__WHAT YOU HAVE TO DO__.
Each line of the material below that holds the word "matplotlib" needs to be copied.

= = = = =

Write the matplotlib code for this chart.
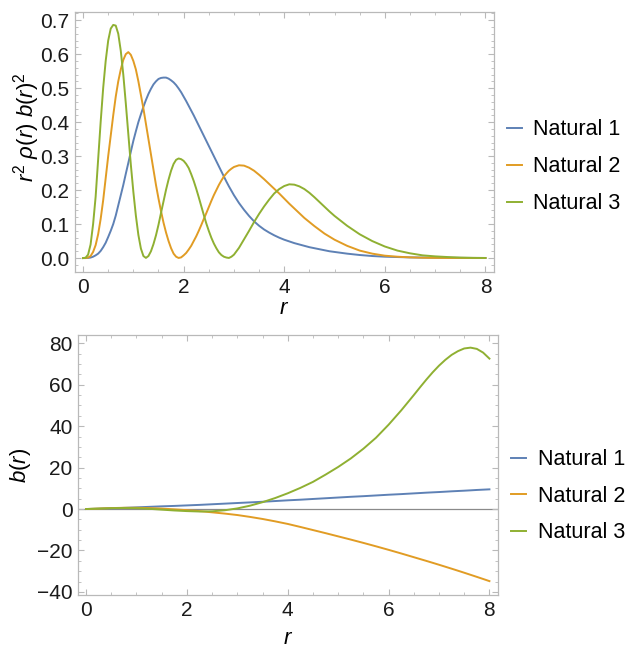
import matplotlib
matplotlib.use('Agg')
import matplotlib.pyplot as plt
from matplotlib.ticker import MultipleLocator, FormatStrFormatter

# values
labels = ['Natural 1', 'Natural 2', 'Natural 3']
colors = ['#5e81b5', '#e19c24', '#8fb032']

# top panel: r^2 rho(r) b(r)^2
r_top = [0.0, 0.05, 0.1, 0.15, 0.2, 0.25, 0.3, 0.35, 0.4, 0.45, 0.5, 0.55, 0.6, 0.65, 0.7,
         0.75, 0.8, 0.85, 0.9, 0.95, 1.0, 1.05, 1.1, 1.15, 1.2, 1.25, 1.3, 1.35, 1.4, 1.45, 1.5,
         1.55, 1.6, 1.65, 1.7, 1.75, 1.8, 1.85, 1.9, 1.95, 2.0, 2.05, 2.1, 2.15, 2.2, 2.25,
         2.3, 2.35, 2.4, 2.45, 2.5, 2.55, 2.6, 2.65, 2.7, 2.75, 2.8, 2.85, 2.9, 2.95, 3.0,
         3.1, 3.2, 3.3, 3.4, 3.5, 3.6, 3.7, 3.8, 3.9, 4.0, 4.1, 4.2, 4.3, 4.4, 4.5, 4.6, 4.7,
         4.8, 4.9, 5.0,
         5.25, 5.5, 5.75, 6.0, 6.25, 6.5, 6.75, 7.0, 7.25, 7.5, 7.75, 8.0]

dens_1 = [0, 0, 0.0005, 0.0015, 0.004, 0.008, 0.013, 0.021, 0.032, 0.045, 0.062, 0.08, 0.10,
          0.125, 0.155, 0.185, 0.215, 0.248, 0.28, 0.313, 0.345, 0.373, 0.40, 0.423, 0.445,
          0.465, 0.483, 0.498, 0.511, 0.52, 0.527,
          0.53, 0.531, 0.531, 0.528, 0.523, 0.517, 0.509, 0.499, 0.488, 0.475,
          0.462, 0.448, 0.434, 0.42, 0.405, 0.39, 0.375, 0.36, 0.345, 0.33,
          0.315, 0.30, 0.285, 0.27, 0.255, 0.24, 0.225, 0.211, 0.198, 0.185,
          0.162, 0.142, 0.124, 0.108, 0.095, 0.084, 0.075, 0.067, 0.06, 0.054,
          0.049, 0.044, 0.04, 0.036, 0.032, 0.029, 0.026, 0.023, 0.02, 0.018,
          0.013, 0.009, 0.006, 0.004, 0.003, 0.002, 0.0015, 0.001, 0.0007, 0.0005, 0.0003, 0.0002]

dens_2 = [0, 0.0002, 0.0015, 0.006, 0.018, 0.038, 0.07, 0.115, 0.17, 0.235, 0.30, 0.36, 0.42,
          0.475, 0.52, 0.555, 0.583, 0.60, 0.606, 0.598, 0.58, 0.555, 0.52, 0.48, 0.44, 0.395,
          0.35, 0.305, 0.26, 0.215, 0.175,
          0.138, 0.104, 0.075, 0.05, 0.029, 0.013, 0.004, 0.0003, 0.002, 0.008,
          0.015, 0.025, 0.036, 0.05, 0.064, 0.08, 0.097, 0.115, 0.132, 0.15,
          0.168, 0.185, 0.2, 0.215, 0.228, 0.24, 0.249, 0.257, 0.263, 0.268,
          0.273, 0.272, 0.266, 0.257, 0.245, 0.232, 0.218, 0.204, 0.19, 0.175,
          0.16, 0.146, 0.132, 0.118, 0.106, 0.094, 0.083, 0.072, 0.063, 0.054,
          0.036, 0.022, 0.013, 0.007, 0.004, 0.002, 0.001, 0.0005, 0.0003, 0.0002, 0.0001, 0.0001]

dens_3 = [0, 0.001, 0.01, 0.04, 0.10, 0.18, 0.29, 0.40, 0.50, 0.58, 0.64, 0.675, 0.686, 0.684,
          0.66, 0.61, 0.54, 0.455, 0.365, 0.275, 0.195, 0.125, 0.068, 0.028, 0.006, 0.0005,
          0.006, 0.02, 0.041, 0.067, 0.098,
          0.133, 0.167, 0.201, 0.231, 0.257, 0.277, 0.289, 0.293, 0.291, 0.286,
          0.277, 0.265, 0.247, 0.227, 0.204, 0.179, 0.153, 0.127, 0.102, 0.08,
          0.06, 0.043, 0.029, 0.017, 0.009, 0.004, 0.0015, 0.0003, 0.004, 0.01,
          0.03, 0.055, 0.08, 0.106, 0.13, 0.152, 0.172, 0.19, 0.203, 0.212,
          0.217, 0.216, 0.211, 0.203, 0.192, 0.179, 0.165, 0.151, 0.137, 0.124,
          0.095, 0.07, 0.05, 0.034, 0.022, 0.014, 0.008, 0.005, 0.003, 0.0015, 0.0007, 0.0003]

# bottom panel: b(r)
r_bot = [0.0, 0.25, 0.5, 0.75, 1.0, 1.25, 1.5, 1.75, 2.0, 2.25, 2.5, 2.75, 3.0, 3.25, 3.5,
         3.75, 4.0, 4.25, 4.5, 4.75, 5.0, 5.25, 5.5, 5.75, 6.0, 6.25, 6.5,
         6.625, 6.75, 6.875, 7.0, 7.125, 7.25, 7.375, 7.5, 7.625, 7.75, 7.875, 8.0]

b_1 = [0, 0.15, 0.35, 0.55, 0.8, 1.05, 1.3, 1.5, 1.75, 2.0, 2.3, 2.6, 2.9, 3.2, 3.5, 3.85,
       4.2, 4.5, 4.85, 5.2, 5.55, 5.9, 6.2, 6.55, 6.9, 7.2, 7.55,
       7.72, 7.9, 8.05, 8.2, 8.37, 8.55, 8.7, 8.85, 9.02, 9.2, 9.35, 9.5]

b_2 = [0, 0.2, 0.45, 0.6, 0.6, 0.45, 0.2, -0.15, -0.55, -1.0, -1.6, -2.2, -2.9, -3.8, -4.8,
       -5.95, -7.2, -8.65, -10.15, -11.65, -13.2, -14.75, -16.35, -18.0, -19.7, -21.45, -23.25,
       -24.15, -25.05, -25.97, -26.9, -27.85, -28.8, -29.77, -30.75, -31.75, -32.75, -33.77,
       -34.8]

b_3 = [0, 0.2, 0.4, 0.5, 0.4, 0.1, -0.3, -0.7, -1.0, -1.2, -1.1, -0.6, 0.3, 1.6, 3.3, 5.3,
       7.6, 10.2, 13.1, 16.6, 20.3, 24.4, 29.1, 34.4, 40.7, 47.6, 55.0,
       58.8, 62.5, 66.0, 69.2, 72.0, 74.4, 76.2, 77.5, 77.9, 77.3, 75.5, 72.6]

plt.rcParams['font.family'] = ['Liberation Sans', 'DejaVu Sans']
plt.rcParams['mathtext.fontset'] = 'custom'
plt.rcParams['mathtext.rm'] = 'Liberation Sans'
plt.rcParams['mathtext.it'] = 'Liberation Sans:italic'

W, H = 631, 648
fig = plt.figure(figsize=(W / 100, H / 100), dpi=100)
ax1 = fig.add_axes([75 / W, 1 - 272 / H, 419 / W, 260 / H])
ax2 = fig.add_axes([78 / W, 1 - 595 / H, 420 / W, 260 / H])

frame = '#b9b9b9'


def style(ax):
    for s in ax.spines.values():
        s.set_color(frame)
        s.set_linewidth(0.9)
    ax.tick_params(which='both', direction='in', top=True, right=True, color=frame,
                   labelsize=15, labelcolor='#1a1a1a')
    ax.tick_params(which='major', length=4.5, width=0.8, pad=4)
    ax.tick_params(which='minor', length=2.3, width=0.6)
    ax.set_xlim(-0.16, 8.17)
    ax.xaxis.set_major_locator(MultipleLocator(2))
    ax.xaxis.set_minor_locator(MultipleLocator(0.5))


for ys, c, lab in zip([dens_1, dens_2, dens_3], colors, labels):
    ax1.plot(r_top, ys, color=c, lw=1.4, label=lab)
style(ax1)
ax1.set_ylim(-0.041, 0.724)
ax1.yaxis.set_major_locator(MultipleLocator(0.1))
ax1.yaxis.set_minor_locator(MultipleLocator(0.02))
ax1.yaxis.set_major_formatter(FormatStrFormatter('%.1f'))
ax1.set_xlabel(r'$r$', fontsize=16)
ax1.set_ylabel(r'$r^2\ \rho(r)\ b(r)^2$', fontsize=16)
ax1.xaxis.set_label_coords(0.5, -0.1)
ax1.yaxis.set_label_coords(-0.079, 0.558)
ax1.legend(loc='center left', bbox_to_anchor=(1.03, 0.405), frameon=False, fontsize=15.5,
           handlelength=0.7, handletextpad=0.55, labelspacing=0.75, borderpad=0,
           borderaxespad=0)

ax2.axhline(0, color='#8a8a8a', lw=0.9, zorder=1)
for ys, c, lab in zip([b_1, b_2, b_3], colors, labels):
    ax2.plot(r_bot, ys, color=c, lw=1.4, label=lab, zorder=2)
style(ax2)
ax2.set_ylim(-41.5, 84)
ax2.yaxis.set_major_locator(MultipleLocator(20))
ax2.yaxis.set_minor_locator(MultipleLocator(5))
ax2.set_xlabel(r'$r$', fontsize=16)
ax2.set_ylabel(r'$b(r)$', fontsize=16)
ax2.xaxis.set_label_coords(0.5, -0.127)
ax2.yaxis.set_label_coords(-0.107, 0.5)
ax2.legend(loc='center left', bbox_to_anchor=(1.031, 0.38), frameon=False, fontsize=15.5,
           handlelength=0.7, handletextpad=0.55, labelspacing=0.72, borderpad=0,
           borderaxespad=0)

fig.savefig('out.png', dpi=100)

= = = = =

__SOLUTION TO THE EXERCISE__.
Write the matplotlib code for this chart.
import matplotlib
matplotlib.use('Agg')
import matplotlib.pyplot as plt
from matplotlib.ticker import MultipleLocator, FormatStrFormatter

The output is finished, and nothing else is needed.